More car booster seats for children are getting top safety ratings. But the insurance organization that evaluates the seats every year warns that over half of the models it examined aren’t suitable for all kids, and some should be avoided altogether.
The ratings, from the Insurance Institute for Highway Safety, designated 31 of the 83 booster seats it examined as “best bets.” That means they correctly position a vehicle’s safety belt on a typical child in the 4 to 8 age range — the kids for whom boosters are designed — in almost any car, minivan or SUV.
In other cases, however, the boosters don’t consistently provide a good fit for all kids in all vehicles. As Forbes noted, the institute advised parents to make sure a lap belt lies flat across a child’s upper thighs, not higher up on the abdomen. The shoulder belt should fit snugly across the middle of the child’s shoulder, not off the shoulder or on the neck.
At the bottom of the rankings were six boosters designated “not recommended”: Evenflo Chase, Evenflo Express, Evenflo Generations 65, Evenflo Sightseer, Safety 1st All-in-One and Safety 1st Alpha Omega Elite.

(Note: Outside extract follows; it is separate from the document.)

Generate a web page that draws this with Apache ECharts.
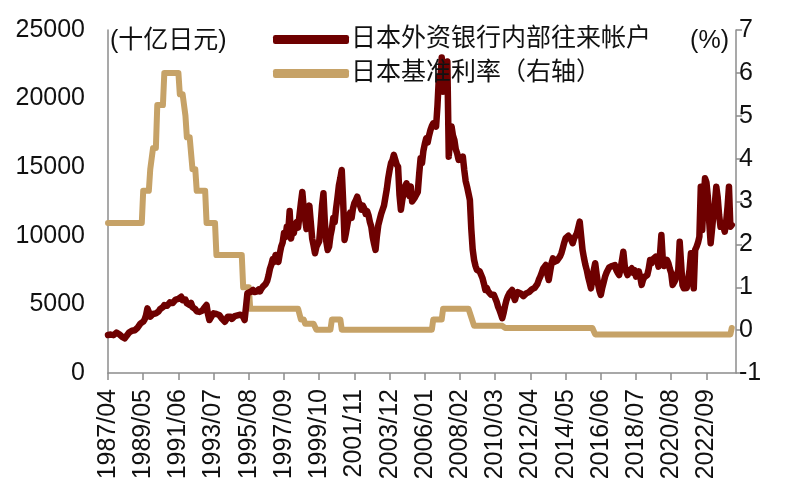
<!DOCTYPE html>
<html>
<head>
<meta charset="utf-8">
<script src="https://cdn.jsdelivr.net/npm/echarts@6/dist/echarts.min.js"></script>
<style>html,body{margin:0;padding:0;background:#fff;}#c{width:800px;height:500px;}</style>
</head>
<body>
<div id="c"></div>
<script>
// Category range (monthly), axis runs a few months past the last observation
const startYear = 1987, startMonth = 4, endYear = 2024, endMonth = 6;
const months = [];
for (let y = startYear, m = startMonth; y < endYear || (y === endYear && m <= endMonth); ) {
  months.push(y + '/' + (m < 10 ? '0' + m : m));
  m++; if (m > 12) { m = 1; y++; }
}

const seriesNames = ['日本外资银行内部往来帐户', '日本基准利率（右轴）'];

// 日本外资银行内部往来帐户 (十亿日元), 1987/04 - 2024/03
const accountValues = [
  2770, 2720, 2800, 2850, 2760, 2900, 2940, 2880, 2820,                 // 1987 Apr-Dec
  2700, 2640, 2580, 2530, 2680, 2820, 2950, 3020, 3080, 2980, 3120, 3250, // 1988
  3300, 3380, 3600, 3520, 3740, 3900, 4200, 4710, 4450, 4100, 4200, 4300, // 1989
  4200, 4350, 4350, 4500, 4650, 4600, 4800, 4950, 5080, 4900, 5000, 5150, // 1990
  5050, 5100, 5200, 5350, 5250, 5400, 5500, 5560, 5300, 5200, 5350, 5080, // 1991
  5000, 4950, 5100, 4800, 4720, 4650, 4500, 4600, 4450, 4350, 4550, 4700, // 1992
  4800, 4960, 4300, 3860, 4000, 4200, 4350, 4470, 4300, 4350, 4230, 4100, // 1993
  3950, 3850, 3740, 3900, 4100, 4230, 4100, 3950, 4050, 4150, 4100, 4200, // 1994
  4300, 4250, 4350, 4100, 3860, 4800, 5810, 5700, 5900, 6000, 6050, 5900, // 1995
  5850, 5950, 6100, 5950, 6150, 6300, 6250, 6500, 6700, 7100, 7600, 7900, // 1996
  8300, 8100, 8600, 8400, 8100, 8700, 9210, 9500, 10200, 9900, 10660, 10300, // 1997
  11800, 9800, 10400, 10200, 10800, 11000, 10600, 11500, 12400, 13200, 12000, 11200, // 1998
  10500, 11500, 12200, 11000, 9800, 9300, 8730, 9200, 9400, 9600, 10800, 12200, // 1999
  13100, 11000, 9600, 8970, 9200, 10000, 10500, 11300, 11000, 12000, 12800, 13700, // 2000
  14200, 14800, 12500, 9700, 10200, 10800, 11400, 11700, 11300, 12000, 12400, 12600, // 2001
  12850, 12500, 12200, 11900, 12200, 12000, 11600, 11800, 11500, 11000, 10660, 9900, // 2002
  9400, 8970, 10000, 10800, 11200, 11600, 11900, 12200, 12800, 13400, 14200, 14800, // 2003
  15300, 15500, 15900, 15800, 15200, 15040, 13000, 11900, 12600, 13200, 13600, 13830, // 2004
  13200, 12900, 13600, 12500, 12600, 12800, 12700, 13200, 14500, 15650, 15300, 16200, // 2005
  16700, 17100, 16800, 17300, 17700, 18000, 18200, 18100, 17960, 19500, 21600, 21300, // 2006
  23000, 20500, 21200, 21800, 22700, 15770, 17200, 17960, 17300, 16990, 16300, 16000, // 2007
  15530, 15400, 15600, 15770, 14800, 14000, 13580, 13100, 12610, 10500, 9000, 8240, // 2008
  7800, 7510, 7600, 7400, 7270, 6900, 6500, 6050, 6200, 5950, 5810, 5700, // 2009
  5650, 5700, 5560, 5200, 4830, 4600, 4300, 3990, 4400, 4900, 5320, 5600, // 2010
  5800, 5900, 6050, 5600, 5320, 5700, 5900, 6000, 5800, 5700, 5600, 5560, // 2011
  5800, 5700, 5900, 5900, 6100, 6000, 6200, 6170, 6500, 6800, 7020, 7300, // 2012
  7600, 7700, 7870, 7200, 6780, 7400, 8000, 8360, 8100, 8000, 8200, 8240, // 2013
  8500, 8730, 9100, 9500, 9820, 9900, 10000, 10060, 9700, 9460, 9800, 9900, // 2014
  10180, 10600, 11030, 10000, 8970, 8400, 7900, 7510, 7000, 6600, 6170, 6800, // 2015
  7500, 8000, 7200, 6500, 6000, 5690, 6200, 6600, 7020, 7300, 7500, 7700, // 2016
  7750, 7800, 7700, 7870, 7500, 7300, 7140, 7600, 8200, 8840, 7800, 7400, // 2017
  7140, 7400, 7500, 7630, 7300, 7500, 7020, 7200, 7400, 7000, 6420, 6800, // 2018
  7000, 7100, 7140, 7600, 8240, 8000, 8300, 8400, 8480, 8200, 7750, 8600, // 2019
  10060, 8300, 7800, 8000, 8240, 8000, 7600, 7270, 6420, 6600, 6800, 6780, // 2020
  7500, 9570, 8000, 6400, 6170, 6300, 6200, 6200, 7500, 8730, 7000, 6170, // 2021
  8970, 9200, 9500, 9940, 13580, 10420, 12500, 14190, 13900, 12850, 11000, 9460, // 2022
  10500, 11600, 12370, 13580, 12800, 11500, 10660, 10900, 10700, 10300, 11000, 12120, // 2023
  13580, 10660, 10790                                                    // 2024 Jan-Mar
];

// 日本基准利率 (%), 1987/04 - 2024/03
const rateValues = [
  2.5, 2.5, 2.5, 2.5, 2.5, 2.5, 2.5, 2.5, 2.5,                           // 1987 Apr-Dec
  2.5, 2.5, 2.5, 2.5, 2.5, 2.5, 2.5, 2.5, 2.5, 2.5, 2.5, 2.5,           // 1988
  2.5, 2.5, 2.5, 2.5, 3.25, 3.25, 3.25, 3.25, 3.25, 3.75, 3.75, 4.25,   // 1989
  4.25, 4.25, 5.25, 5.25, 5.25, 5.25, 5.25, 6, 6, 6, 6, 6,              // 1990
  6, 6, 6, 6, 6, 6, 5.5, 5.5, 5.5, 5.5, 5, 4.5,                         // 1991
  4.5, 4.5, 4.5, 3.75, 3.75, 3.75, 3.25, 3.25, 3.25, 3.25, 3.25, 3.25,  // 1992
  3.25, 2.5, 2.5, 2.5, 2.5, 2.5, 2.5, 2.5, 1.75, 1.75, 1.75, 1.75,      // 1993
  1.75, 1.75, 1.75, 1.75, 1.75, 1.75, 1.75, 1.75, 1.75, 1.75, 1.75, 1.75, // 1994
  1.75, 1.75, 1.75, 1, 1, 1, 1, 1, 0.5, 0.5, 0.5, 0.5,                  // 1995
  0.5, 0.5, 0.5, 0.5, 0.5, 0.5, 0.5, 0.5, 0.5, 0.5, 0.5, 0.5,           // 1996
  0.5, 0.5, 0.5, 0.5, 0.5, 0.5, 0.5, 0.5, 0.5, 0.5, 0.5, 0.5,           // 1997
  0.5, 0.5, 0.5, 0.5, 0.5, 0.5, 0.5, 0.5, 0.25, 0.25, 0.25, 0.15,       // 1998
  0.15, 0.15, 0.15, 0.15, 0.15, 0.15, 0.15, 0.01, 0.01, 0.01, 0.01, 0.01, // 1999
  0.01, 0.01, 0.01, 0.01, 0.01, 0.01, 0.25, 0.25, 0.25, 0.25, 0.25, 0.25, // 2000
  0.25, 0.01, 0.01, 0.01, 0.01, 0.01, 0.01, 0.01, 0.01, 0.01, 0.01, 0.01, // 2001
  0.01, 0.01, 0.01, 0.01, 0.01, 0.01, 0.01, 0.01, 0.01, 0.01, 0.01, 0.01, // 2002
  0.01, 0.01, 0.01, 0.01, 0.01, 0.01, 0.01, 0.01, 0.01, 0.01, 0.01, 0.01, // 2003
  0.01, 0.01, 0.01, 0.01, 0.01, 0.01, 0.01, 0.01, 0.01, 0.01, 0.01, 0.01, // 2004
  0.01, 0.01, 0.01, 0.01, 0.01, 0.01, 0.01, 0.01, 0.01, 0.01, 0.01, 0.01, // 2005
  0.01, 0.01, 0.01, 0.01, 0.01, 0.01, 0.25, 0.25, 0.25, 0.25, 0.25, 0.25, // 2006
  0.25, 0.5, 0.5, 0.5, 0.5, 0.5, 0.5, 0.5, 0.5, 0.5, 0.5, 0.5,          // 2007
  0.5, 0.5, 0.5, 0.5, 0.5, 0.5, 0.5, 0.5, 0.5, 0.3, 0.3, 0.1,           // 2008
  0.1, 0.1, 0.1, 0.1, 0.1, 0.1, 0.1, 0.1, 0.1, 0.1, 0.1, 0.1,           // 2009
  0.1, 0.1, 0.1, 0.1, 0.1, 0.1, 0.1, 0.1, 0.1, 0.05, 0.05, 0.05,        // 2010
  0.05, 0.05, 0.05, 0.05, 0.05, 0.05, 0.05, 0.05, 0.05, 0.05, 0.05, 0.05, // 2011
  0.05, 0.05, 0.05, 0.05, 0.05, 0.05, 0.05, 0.05, 0.05, 0.05, 0.05, 0.05, // 2012
  0.05, 0.05, 0.05, 0.05, 0.05, 0.05, 0.05, 0.05, 0.05, 0.05, 0.05, 0.05, // 2013
  0.05, 0.05, 0.05, 0.05, 0.05, 0.05, 0.05, 0.05, 0.05, 0.05, 0.05, 0.05, // 2014
  0.05, 0.05, 0.05, 0.05, 0.05, 0.05, 0.05, 0.05, 0.05, 0.05, 0.05, 0.05, // 2015
  0.05, -0.1, -0.1, -0.1, -0.1, -0.1, -0.1, -0.1, -0.1, -0.1, -0.1, -0.1, // 2016
  -0.1, -0.1, -0.1, -0.1, -0.1, -0.1, -0.1, -0.1, -0.1, -0.1, -0.1, -0.1, // 2017
  -0.1, -0.1, -0.1, -0.1, -0.1, -0.1, -0.1, -0.1, -0.1, -0.1, -0.1, -0.1, // 2018
  -0.1, -0.1, -0.1, -0.1, -0.1, -0.1, -0.1, -0.1, -0.1, -0.1, -0.1, -0.1, // 2019
  -0.1, -0.1, -0.1, -0.1, -0.1, -0.1, -0.1, -0.1, -0.1, -0.1, -0.1, -0.1, // 2020
  -0.1, -0.1, -0.1, -0.1, -0.1, -0.1, -0.1, -0.1, -0.1, -0.1, -0.1, -0.1, // 2021
  -0.1, -0.1, -0.1, -0.1, -0.1, -0.1, -0.1, -0.1, -0.1, -0.1, -0.1, -0.1, // 2022
  -0.1, -0.1, -0.1, -0.1, -0.1, -0.1, -0.1, -0.1, -0.1, -0.1, -0.1, -0.1, // 2023
  -0.1, -0.1, 0.05                                                       // 2024 Jan-Mar
];

const leftTicks = { min: 0, max: 25000, interval: 5000 };
const rightTicks = { min: -1, max: 7, interval: 1 };
const leftUnit = '(十亿日元)';
const rightUnit = '(%)';

const FONT = '"Liberation Sans", Arial, "Noto Sans CJK SC", sans-serif';
const AXIS_COLOR = '#8c8c8c';
const RED = '#6e0000';
const GOLD = '#c6a267';

const chart = echarts.init(document.getElementById('c'), null, { renderer: 'canvas' });
chart.setOption({
  animation: false,
  backgroundColor: '#fff',
  textStyle: { fontFamily: FONT },
  grid: { left: 108, right: 64, top: 30, bottom: 127, containLabel: false },
  legend: {
    orient: 'vertical',
    left: 268,
    top: 22,
    data: seriesNames,
    itemWidth: 76,
    itemHeight: 9,
    itemGap: 9,
    icon: 'roundRect',
    textStyle: { fontSize: 25, color: '#111', fontFamily: FONT, padding: [0, 0, 0, -3] }
  },
  graphic: [
    { type: 'text', left: 110, top: 29, style: { text: leftUnit, font: '25px ' + FONT, fill: '#111' } },
    { type: 'text', right: 71, top: 29, style: { text: rightUnit, font: '25px ' + FONT, fill: '#111' } }
  ],
  xAxis: {
    type: 'category',
    data: months,
    boundaryGap: false,
    axisLine: { lineStyle: { color: AXIS_COLOR, width: 1.5 } },
    axisTick: { interval: 24, length: 7, lineStyle: { color: AXIS_COLOR, width: 1.5 } },
    axisLabel: { interval: 24, rotate: 90, fontSize: 25, color: '#111', margin: 16, fontFamily: FONT },
    splitLine: { show: false }
  },
  yAxis: [
    {
      type: 'value',
      min: leftTicks.min, max: leftTicks.max, interval: leftTicks.interval,
      axisLine: { show: true, lineStyle: { color: AXIS_COLOR, width: 1.5 } },
      axisTick: { show: false },
      axisLabel: { fontSize: 25, color: '#111', margin: 23, fontFamily: FONT, formatter: v => String(v) },
      splitLine: { show: false }
    },
    {
      type: 'value',
      min: rightTicks.min, max: rightTicks.max, interval: rightTicks.interval,
      position: 'right',
      axisLine: { show: true, lineStyle: { color: AXIS_COLOR, width: 1.5 } },
      axisTick: { show: true, length: 6, lineStyle: { color: AXIS_COLOR, width: 1.5 } },
      axisLabel: { fontSize: 25, color: '#111', margin: 3, fontFamily: FONT },
      splitLine: { show: false }
    }
  ],
  series: [
    {
      name: seriesNames[1],
      type: 'line',
      yAxisIndex: 1,
      data: rateValues,
      showSymbol: false,
      lineStyle: { color: GOLD, width: 6, join: 'round', cap: 'round' },
      itemStyle: { color: GOLD },
      z: 2
    },
    {
      name: seriesNames[0],
      type: 'line',
      yAxisIndex: 0,
      data: accountValues,
      showSymbol: false,
      lineStyle: { color: RED, width: 6.5, join: 'round', cap: 'round' },
      itemStyle: { color: RED },
      z: 3
    }
  ]
});
</script>
</body>
</html>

But as The Washington Post reports, the products generally have improved. When the insurance institute first started rating them in 2008, only 10 received “Best Bets” grades.

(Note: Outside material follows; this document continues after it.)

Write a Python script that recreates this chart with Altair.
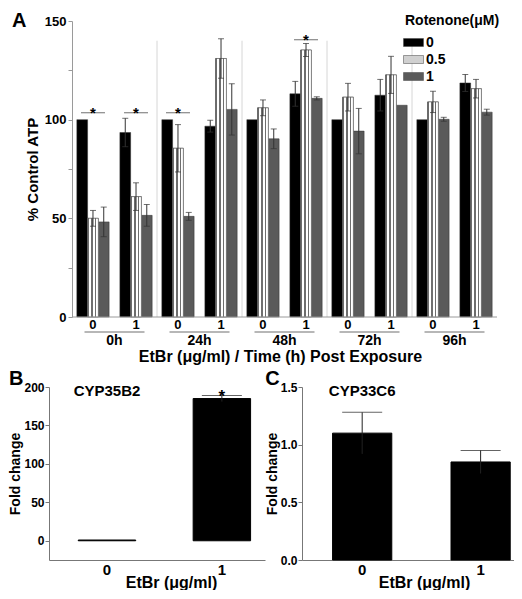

“Just four years into our ratings program, parents have a wide variety of top-rated seats to choose from,” Anne McCartt, the institute’s senior vice president for research, said in a statement. “Still, boosters that don’t consistently provide good belt fit outnumber the ones that do, so consumers need to keep paying attention to the issue.”
In a separate highway safety development, the National Transportation Safety Board on Wednesday called on Kentucky and other states to amend laws to require that seat belts be worn by people riding in 15-passenger vans.
As The Associated Press reports, the safety board made that recommendation while issuing its final written report on a crash of a truck and a passenger van last year that killed 11 people on a Kentucky highway. In Kentucky, the current seat belt requirement covers only vehicles designed to carry 10 or fewer people.
In connection with its investigation into the crash, the safety board previously made the ground-breaking recommendation that truckers and bus drivers be barred from using cellphones — either handheld or hands-free devices — while operating their vehicles.